Wednesday 25 June 2014

The Bible and church

Lately I’ve been thinking about Bible reading in church.  I've posted about an aspect of this before in this post.  This week I'm preparing for service leading at church and it has got me thinking about it again.  How much Bible should be read in church? 

I’ve been in a number of church families with different styles of worship or format of service.  At my first church, a Uniting Church, we followed a lectionary, a three year cycle of Bible readings consisting of a reading (usually a whole chapter) from the Old Testament, a Psalm, a reading from one of the Gospels and one from the rest of the New Testament.  Not all of these readings were done each week at church, but at least one from the Old Testament and one from the New Testament was read.  The Psalm may have also been incorporated into a prayer or some other part of the service.  One of these readings would usually be linked to the sermon.

I went to a Roman Catholic high school that followed the same lectionary in their weekly chapel service, so often I would hear the same readings twice a week.  Then in my later years of high school I attended another Uniting Church.  This church usually did two of the lectionary readings and almost always the sermon was was based on the gospel passage.

When J and I got engaged I started attending his church, a small independent church.  This church didn’t follow any lectionary.  There would be a Bible reading before the sermon, being the subject of the sermon.  Some shorter Bible passages may have been used by the leader throughout the service, but no other parts of the Bible were intentionally read.  The same is true for the Baptist church that we’re currently attending.

At college we follow our own lectionary.  We read a chapter from the Old Testament and a chapter from the New Testament each day that we have chapel.  They follow on from each other and when we reach the end of a book we start a new one (not necessarily the next book in the Bible).  We've just finished Ezekiel and 2 Thessalonians.  The sermon is rarely on one of these Bible readings so another reading is done for the sermon, sometimes read by the preacher himself. 

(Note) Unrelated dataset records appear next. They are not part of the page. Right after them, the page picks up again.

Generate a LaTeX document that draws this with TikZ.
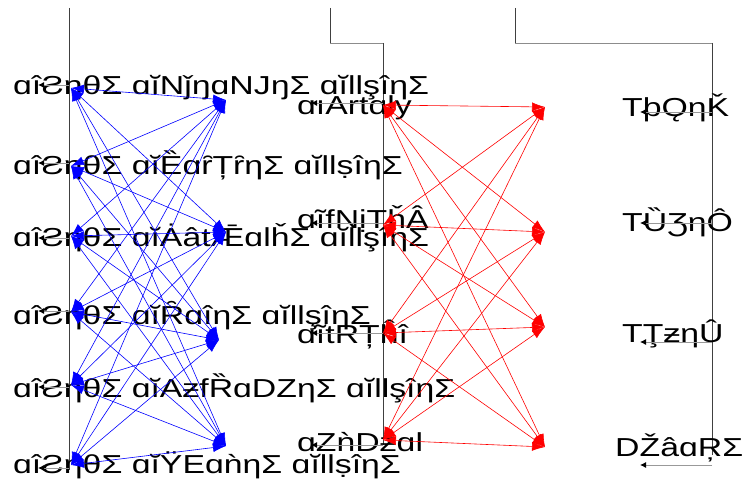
\documentclass[tikz,border=0pt]{standalone}
\usepackage{fontspec}
\setmainfont{Liberation Sans}[FakeStretch=1.3]
\usetikzlibrary{arrows.meta}
\begin{document}
\begin{tikzpicture}[x=1pt,y=-1pt,
  lbl/.style={anchor=west,inner sep=0pt,font=\fontsize{26}{26}\selectfont},
  axisline/.style={draw=black!75,line width=0.9pt},
  bracketline/.style={draw=black!45,line width=0.9pt},
  tick/.style={draw=black!40,line width=0.9pt,-{Latex[length=6pt,width=6pt,color=black]}},
  blueedge/.style={draw=blue,line width=0.6pt,{Latex[length=13pt,width=9pt]}-{Latex[length=13pt,width=9pt]}},
  rededge/.style={draw=red,line width=0.6pt,{Latex[length=13pt,width=9pt]}-{Latex[length=13pt,width=9pt]}}]
\useasboundingbox (0,0) rectangle (742,484);
% axes and brackets
\coordinate (a0t) at (69,8);   \coordinate (a0b) at (69,470);
\coordinate (a1t) at (330,8);  \coordinate (a1c) at (330,43); \coordinate (a1d) at (383,43); \coordinate (a1b) at (383,445);
\coordinate (a2t) at (515,8);  \coordinate (a2c) at (515,43); \coordinate (a2d) at (712,43); \coordinate (a2b) at (712,455);
\draw[axisline] (a0t) -- (a0b);
\draw[axisline] (a1t) -- (a1c);
\draw[bracketline] (a1c) -- (a1d);
\draw[axisline] (a1d) -- (a1b);
\draw[axisline] (a2t) -- (a2c);
\draw[bracketline] (a2c) -- (a2d);
\draw[axisline] (a2d) -- (a2b);
% left labels
\node[lbl] (l1) at (13,88) {ɑîƧηθΣ ɑĭNǰŋɑNJŋΣ ɑĭllşîηΣ};
\node[lbl] (l2) at (13,165) {ɑîƧηθΣ ɑĭȄɑȓȚȓηΣ ɑĭllṣîηΣ};
\node[lbl] (l3) at (13,238) {ɑîƧηθΣ ɑĭȦâtǢɑlȟΣ ɑĭllşîηΣ};
\node[lbl] (l4) at (13,316) {ɑîƧηθΣ ɑĭȒɑîηΣ ɑĭllşîηΣ};
\node[lbl] (l5) at (13,388) {ɑîƧηθΣ ɑĭAƶfȐɑDZηΣ ɑĭllşîηΣ};
\node[lbl] (l6) at (13,465) {ɑîƧηθΣ ɑĭŸEɑǹηΣ ɑĭllṣîηΣ};
% middle labels
\node[lbl] (m1) at (297,108) {ɑıArtɑly};
\node[lbl] (m2) at (297,219) {ɑĩfNịTȟÂ};
\node[lbl] (m3) at (297,334) {ɑĩtRȚĥî};
\node[lbl] (m4) at (297,442) {ɑZǹDƶɑl};
% right labels
\node[lbl] (r1) at (622,108) {TþǪηǨ};
\node[lbl] (r2) at (622,222) {TȔƷηÔ};
\node[lbl] (r3) at (622,334) {TŢƶηÛ};
\node[lbl] (r4) at (615,448) {DŽâɑŖΣ};
% small label arrows
\foreach \i/\y in {1/85,2/163,3/238,4/311,5/387,6/468}{
  \coordinate (lp\i) at (69,\y); \coordinate (lt\i) at (38,\y);
  \draw[tick] (lp\i) -- (lt\i);}
\foreach \i/\y in {1/103,2/223,3/333,4/445}{
  \coordinate (mp\i) at (383,\y); \coordinate (mt\i) at (311,\y);
  \draw[tick] (mp\i) -- (mt\i);}
\foreach \i/\y in {1/112,2/223,3/342,4/465}{
  \coordinate (rp\i) at (712,\y); \coordinate (rt\i) at (640,\y);
  \draw[tick] (rp\i) -- (rt\i);}
% blue network
\foreach \i/\y in {1/88,2/166,3/236,4/312,5/385,6/465}{\coordinate (bl\i) at (71,\y);}
\coordinate (br1) at (226,100);
\coordinate (br2) at (226,232);
\coordinate (br3) at (219,340);
\coordinate (br4) at (226,446);
\foreach \i in {1,...,6}{\foreach \j in {1,...,4}{\draw[blueedge] (bl\i) -- (br\j);}}
% red network
\coordinate (rl1) at (383,105);
\coordinate (rl2) at (383,225);
\coordinate (rl3) at (383,333);
\coordinate (rl4) at (383,440);
\coordinate (rr1) at (545,107);
\coordinate (rr2) at (545,232);
\coordinate (rr3) at (545,327);
\coordinate (rr4) at (545,447);
\foreach \i in {1,...,4}{\foreach \j in {1,...,4}{\draw[rededge] (rl\i) -- (rr\j);}}
\end{tikzpicture}
\end{document}
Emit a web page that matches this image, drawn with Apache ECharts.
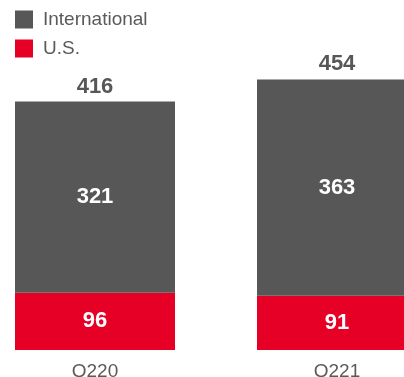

I don’t know if the churches that used a lectionary did so for any reason other than tradition, but I still think that reading from a lectionary is a good idea.  It gives the benefit of hearing from more of the Bible each Sunday at church.  After all, what is the most important part of the church service?  I acknowledge that people may have different opinions on this, but I want to argue that hearing the word of God is the most important.  More important than singing good songs, praying, and even the sermon.

With the lectionary you get to hear from more ‘obscure’ parts of the Bible that wouldn’t normally be preached on or talked about in Sunday school or Bible study group.  And even if your church does preach from the lesser known parts of the Bible, they don’t come up very often so reading from a lectionary means that you read more of the Bible more often. 

Of course, as the service leader I will read from more of the Bible than just the reading for the sermon.  Perhaps this is one of my responsibilities as service leader rather than anything rostered and organised by the church leadership.  But what I read is not going to be consistent with the previous and following weeks.  I could read a chapter from Zechariah but there will be no context for the people to understand it better, and it would just feel very random.  They won't have heard the previous chapter last week or the next chapter next week.  The Bible is meant to be read, it is meant to speak to us.  After all, it is where we find the truth about God.  If we sing five songs, pray three prayers and hear a half-hour sermon, surely we should read a few chapters of the Bible.  Church notices shouldn't take longer than our reading from the word of God.  So I'm working out how I can include more Bible in the service this Sunday. 

I’m not saying that my church isn’t doing things well.  I just wonder if we should be reading more of the Bible in church than just the reading for the sermon.  Because by doing this it can make it seem like the sermon is more important than the Bible reading.  This is because the reading feels like it is done for the sermon, when it should really be the other way around.  The sermon should be done to complement the reading, to expound it for the congregation.  But we shouldn’t ignore the fact that God speaks through his word without us having to say anything else.  Reading more of the Bible in church, parts that the sermon doesn’t talk about, helps to remind us that God’s word is powerful to speak to us all on it's own.  As people who base their faith on what the Bible says, do we believe this?  Do we let God speak from his word?  So let’s do this by reading more of the Bible in church.